N. Srinivasan defends India's money-minded approach to ICC overhaul

Updated: 05 February 2014 13:47 IST

BCCI president N. Srinivasan says the proposed International Cricket Council restructure, piloted by India, is aimed at providing financial stability to all cricket-playing nations.

N. Srinivasan defends India's money-minded approach to ICC overhaul

New Delhi:

Just three days ahead of the International Cricket Council meeting in Singapore that could decide the fate of the impending overhaul of the ICC, Board of Control for Cricket in India's president N Srinivasan has defended the controversial 'Position Paper' and claimed that it is aimed to strengthen world cricket on the whole.


As the BCCI stands to gain the most from the revamp of the revenue model, with its share of revenue rocketing from USD 63 million to USD 766 million, Srinivasan goes on to claim in an interview to ESPNCricinfo that, "A strong India with a vibrant commercial structure is good for world cricket."

Talking about the Members Participating Agreement (MPA), a programme that ethically binds Test-playing nations to play against each other over a period of time, Srinivasan said BCCI had a strong objection against it and raised valid reasons which were recognised by the other Boards. He, however, refused to delve further into the shortcomings of the MPA. (Also read: New Zealand board backs BCCI's plans)

The revamp proposal initially suggested a two-tier system where India, Australia and England will be permanent members of the upper tier by virtue of their financial might. The two-tier system, that suggested relegation, has been considerably watered down after Bangladesh and the West Indies majorly objected to it. (When BCCI website got hacked into)

Refuting claims that the ICC overhaul was BCCI's way of becoming the 'Big Daddy' of world cricket, Srinivasan said that it was just about making a draft and three out of the 10 member nations had gone ahead and prepared it. He also remained defiant that the proposal is flexible and is up for any sort of changes and suggestions, some of which have already been made.

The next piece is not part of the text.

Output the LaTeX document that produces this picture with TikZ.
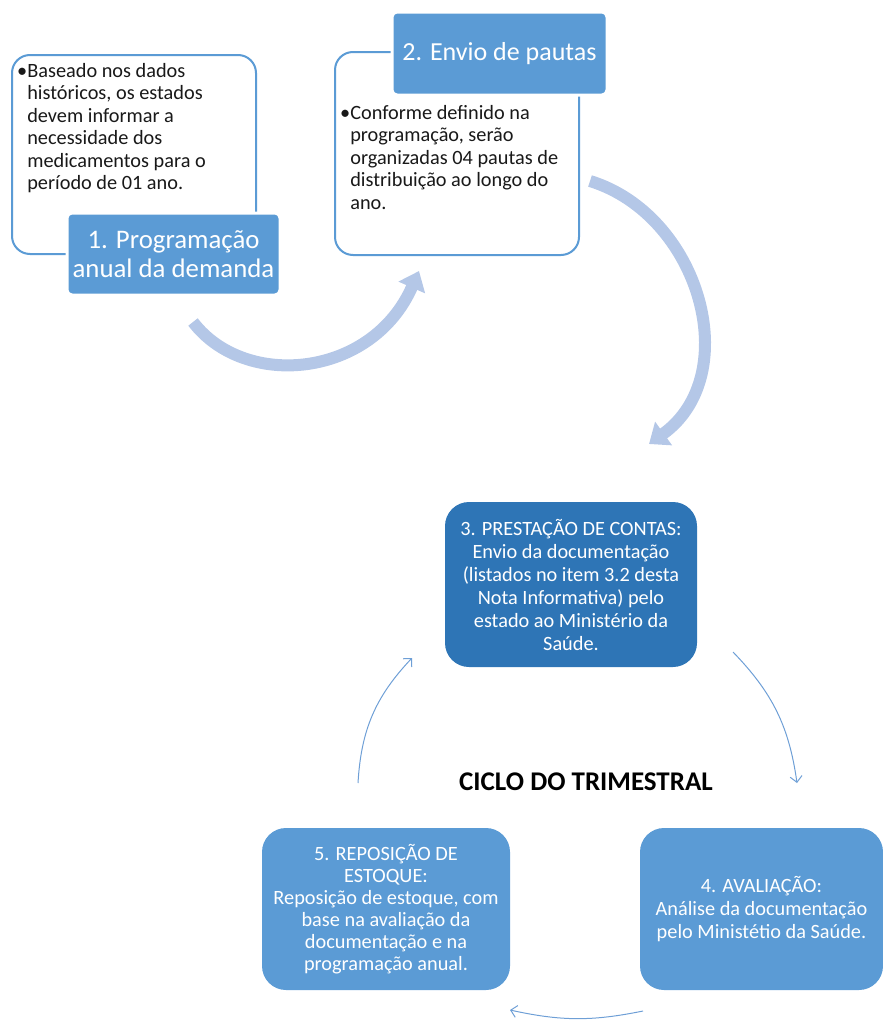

On suggestions that the new proposed system -- that suggests a five-member executive committee with permanent seats for India, Australia and England --  takes the ICC back to a veto-like process, that once existed and was ironically opposed by the BCCI, Srinivasan was quick to rebuff it and said, "There is no veto. There will be two other members at all times and anyone can become the chairman after the term of the first chairman gets over." Srinivasan also clarified that the executive committee was not supreme. It still reported to the Executive Board.

Srinivasan also stressed on the on-field as well as the monetary gains that Associate Nations stand to achieve with the new proposal. According to him, each Associate nation could receive an amount close to 100 million USD, which was earlier allocated to all the Associates put together. He also went on to point out that a bilateral agreement system will allow them to go beyond the realm of playing each other and get an opportunity to be pitted against stronger sides, something that has been their prerogative.

As it stands, the only opposition to the 'Big Three' is coming from Sri Lanka, Pakistan and South Africa while the likes of West Indies and New Zealand have taken the bait of the financial gains that could come their way with the new proposal.